Avoid potential pitfalls
Always remember that the cash in your envelope is a spending limit, not a spending requirement. There’s nothing saying that you have to spend it all each month, so don’t buy something you don’t really want or need, just because you still have some cash left at the end of the month.
The envelope system works best when you have already set aside a resiliency fund for unforeseen expenses like new tires, burst pipes, or a trip to the emergency vet.
Having at least $1,000 set aside in your bank account can prevent this kind of expense from turning into a huge budgeting roadblock.
What if you’re trying to budget with a spouse or other family members? While that does make things a bit trickier, it’s totally doable. You just need to agree on the ground rules, and communicate, communicate, communicate.
Some families choose to divide budget per person, with the person who does the bulk of the spending in a certain category getting allotted the most money each month. Others do fine with everyone working from the same envelope. Again, the trick is the find what works for you and stick with it.

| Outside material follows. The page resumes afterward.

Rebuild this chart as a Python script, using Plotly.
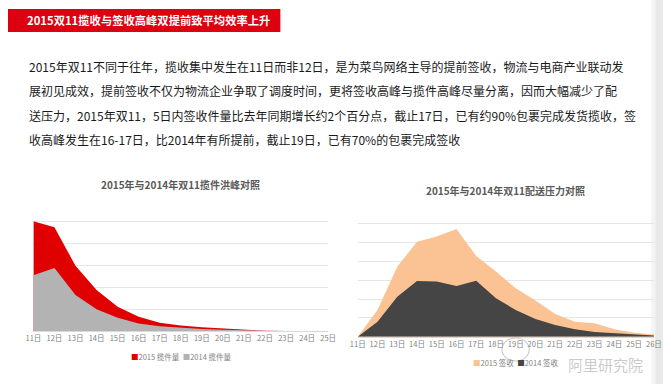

If circumstances conspire to throw your monthly budget into a tailspin, you’ll need to decide together how to address it. Will you dip into your resiliency fund? Or borrow money from another envelope? Better yet, your partner might have some ideas on ways to address the need cheaply. After all, two heads are better than one.
If you hate the thought of adding ATM visits to your list of errands, try to make it a little less painful with some preplanning.
For example, does your grocery store have an ATM that you can withdraw from with no fees? Or could you combine your ATM visit with your weekly fill-up at the gas station?
So, which envelope should you pull from when you go to Target and buy food, clothes, and a new book? Depending on which categories you use, that one transaction could hit on three different envelopes (Groceries, Clothing, and Entertainment).
When possible, I pull the cash from whichever category I expect to represent the bulk of my spending and then move money between envelopes as needed as soon as I get home. Just find a process that works for you and make sure you do it consistently.